**GIVEN RECORDS:**
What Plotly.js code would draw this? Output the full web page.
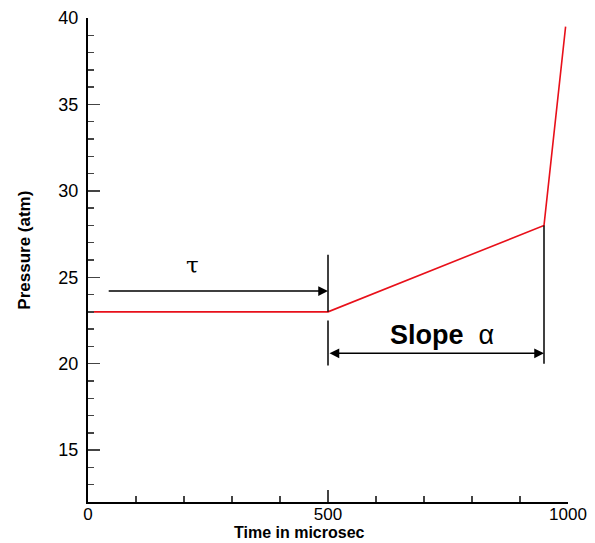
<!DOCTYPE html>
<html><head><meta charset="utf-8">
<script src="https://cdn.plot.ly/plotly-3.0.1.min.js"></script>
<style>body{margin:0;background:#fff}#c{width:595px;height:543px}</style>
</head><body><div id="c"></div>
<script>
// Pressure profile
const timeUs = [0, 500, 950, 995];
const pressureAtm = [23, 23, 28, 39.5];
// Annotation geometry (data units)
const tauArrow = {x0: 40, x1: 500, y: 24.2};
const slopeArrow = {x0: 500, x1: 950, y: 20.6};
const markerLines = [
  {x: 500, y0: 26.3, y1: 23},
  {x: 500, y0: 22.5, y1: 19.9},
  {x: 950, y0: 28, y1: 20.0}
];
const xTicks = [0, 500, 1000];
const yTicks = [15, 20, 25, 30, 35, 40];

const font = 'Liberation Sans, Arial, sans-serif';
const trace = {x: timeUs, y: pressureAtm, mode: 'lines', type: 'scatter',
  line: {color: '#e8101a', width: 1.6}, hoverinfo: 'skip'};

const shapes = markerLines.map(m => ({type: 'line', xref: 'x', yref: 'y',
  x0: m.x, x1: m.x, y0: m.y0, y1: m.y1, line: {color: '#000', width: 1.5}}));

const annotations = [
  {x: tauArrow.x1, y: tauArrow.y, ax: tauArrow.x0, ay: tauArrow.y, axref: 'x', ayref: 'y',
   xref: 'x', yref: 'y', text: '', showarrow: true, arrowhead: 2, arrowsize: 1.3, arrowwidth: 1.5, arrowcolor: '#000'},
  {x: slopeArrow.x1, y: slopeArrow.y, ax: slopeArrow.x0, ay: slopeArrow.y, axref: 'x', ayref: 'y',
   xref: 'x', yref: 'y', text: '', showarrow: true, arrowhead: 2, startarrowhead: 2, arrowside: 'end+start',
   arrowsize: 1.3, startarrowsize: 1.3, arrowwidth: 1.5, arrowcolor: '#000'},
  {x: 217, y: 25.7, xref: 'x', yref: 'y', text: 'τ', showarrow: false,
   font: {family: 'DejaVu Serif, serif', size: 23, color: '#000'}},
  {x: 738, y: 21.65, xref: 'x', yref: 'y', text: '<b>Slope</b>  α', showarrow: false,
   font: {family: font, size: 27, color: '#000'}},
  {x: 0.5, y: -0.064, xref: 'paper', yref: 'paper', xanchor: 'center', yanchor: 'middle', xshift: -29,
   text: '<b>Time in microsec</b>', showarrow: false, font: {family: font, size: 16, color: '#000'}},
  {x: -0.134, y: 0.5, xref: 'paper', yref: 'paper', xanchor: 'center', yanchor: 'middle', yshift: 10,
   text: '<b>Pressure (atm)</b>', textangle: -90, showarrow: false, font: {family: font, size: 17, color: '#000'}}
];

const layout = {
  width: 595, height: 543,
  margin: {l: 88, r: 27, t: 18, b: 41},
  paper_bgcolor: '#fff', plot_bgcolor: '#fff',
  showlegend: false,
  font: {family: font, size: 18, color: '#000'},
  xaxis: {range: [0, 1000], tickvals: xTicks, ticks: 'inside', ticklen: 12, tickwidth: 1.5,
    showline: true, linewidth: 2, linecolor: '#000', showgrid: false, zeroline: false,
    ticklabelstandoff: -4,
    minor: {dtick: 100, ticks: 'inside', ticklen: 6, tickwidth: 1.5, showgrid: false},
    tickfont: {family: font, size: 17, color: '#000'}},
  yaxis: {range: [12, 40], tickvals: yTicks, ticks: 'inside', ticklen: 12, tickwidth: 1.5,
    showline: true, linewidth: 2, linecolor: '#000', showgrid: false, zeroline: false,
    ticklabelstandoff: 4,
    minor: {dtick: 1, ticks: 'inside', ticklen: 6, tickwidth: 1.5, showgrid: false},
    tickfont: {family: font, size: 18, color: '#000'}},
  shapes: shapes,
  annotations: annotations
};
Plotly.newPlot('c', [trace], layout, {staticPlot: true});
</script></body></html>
* * *
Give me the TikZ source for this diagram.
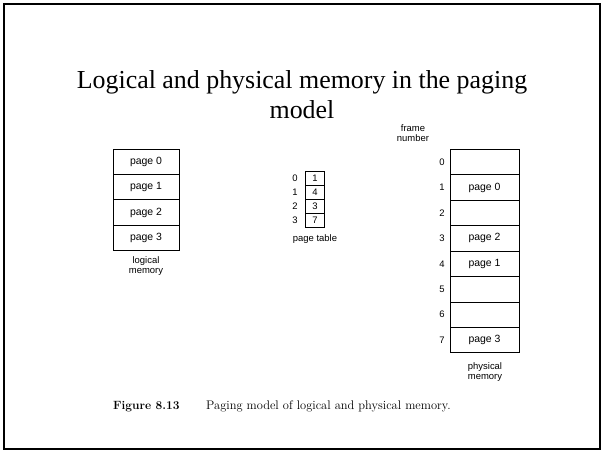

**TASK DESCRIPTION:** Collect from the data above every line that includes "this".

**THE ANSWER:**
What Plotly.js code would draw this? Output the full web page.
Give me the TikZ source for this diagram.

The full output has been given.